Isomorphisms and non-isomorphisms of at actions

Abstract

Measure-theoretic classification of ergodic actions of the integers and reals was developed through the use of von Neumann algebras by Krieger and later by Connes and Woods. In particular, the latter showed that AT (approximatively transitive) actions are classified by their Poisson boundary obtained from an inverse limit of (binomial) polynomials. Recently (2008), Giordano and Handelman [GH] showed that the classification can be divorced from the von Neumann algebra and inverse limit constructions, by instead examining (what amounts to the predual) direct limits. This results in a measure-theoretic version of dimension groups (used in C*-algebras, especially in classification programmes), and a corresponding equivalence relation on diagrams which amounts to determining isomorphism classes. The next step is to translate the equivalence relation to easily (or relatively easily) computable criteria, usually numerical, and this is the thrust of this paper. An ergodic action whose corresponding factor is said to have pure point spectrum if it is isomorphic to its tensor square, or equivalently, the ergodic action satisfies the analogous property. Giordano and Skandalis obtained a numerical sufficient condition in [GS]. Here expressed in terms of a direct limit of either binomial or truncated Poisson distributions (actually more general distributions, using variance), we obtain numerical conditions that are an improvement on those of [GS] in the cases in which the latter apply, and extend them to a much wider class, called relatively absorbing. Some surprises occur, particularly when the gaps in the corresponding random walk increase unboundedly. We also deal with invariants for isomorphism in the measure-theoretic dimension group setting.

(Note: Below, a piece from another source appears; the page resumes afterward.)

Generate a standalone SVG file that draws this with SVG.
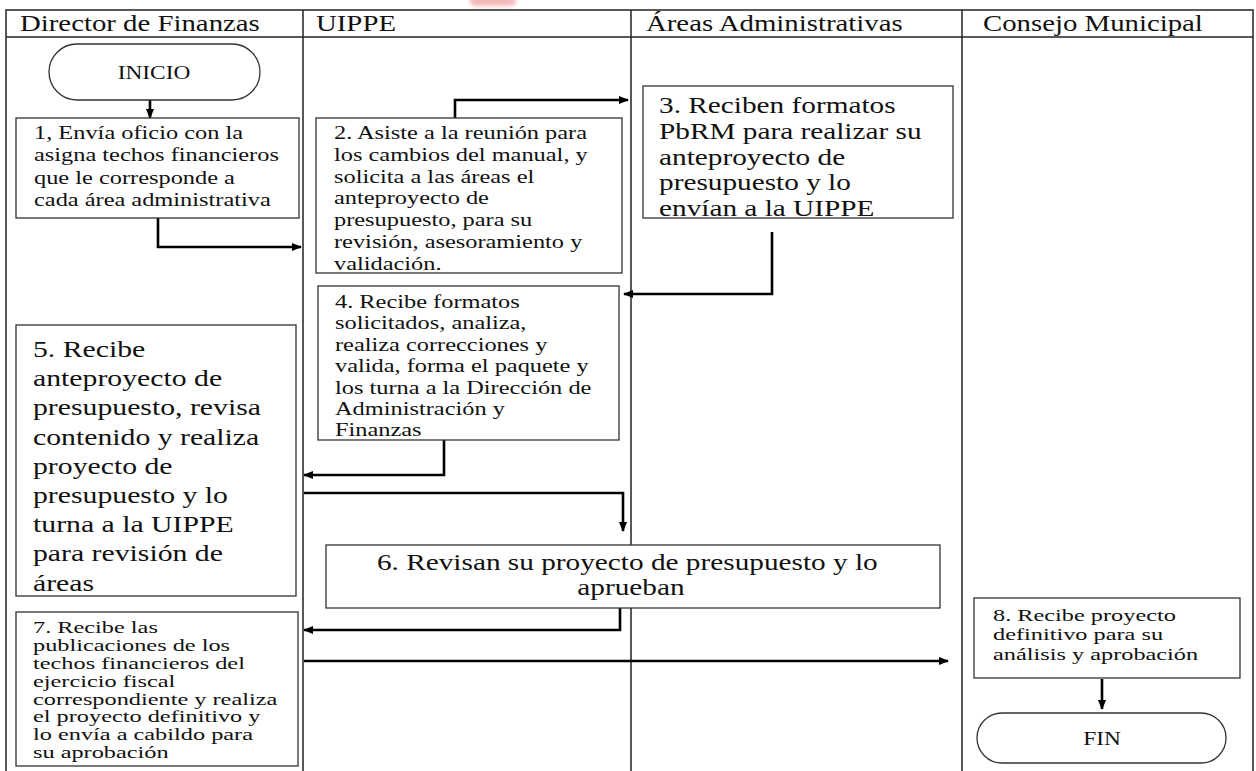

An old one, developed in [CW], is the T-set. We extend the idea to create new invariants that are effective when the T-set is not; again, these involve numerical data (involving computations of \( l^{\underset{\raise0.3em\hbox{$\smash{\scriptscriptstyle-}$}}{1} } \), that is, total variation, distances) that are fairly tractible. We also give effective criteria for the T-set to be trivial modulo roots of unity.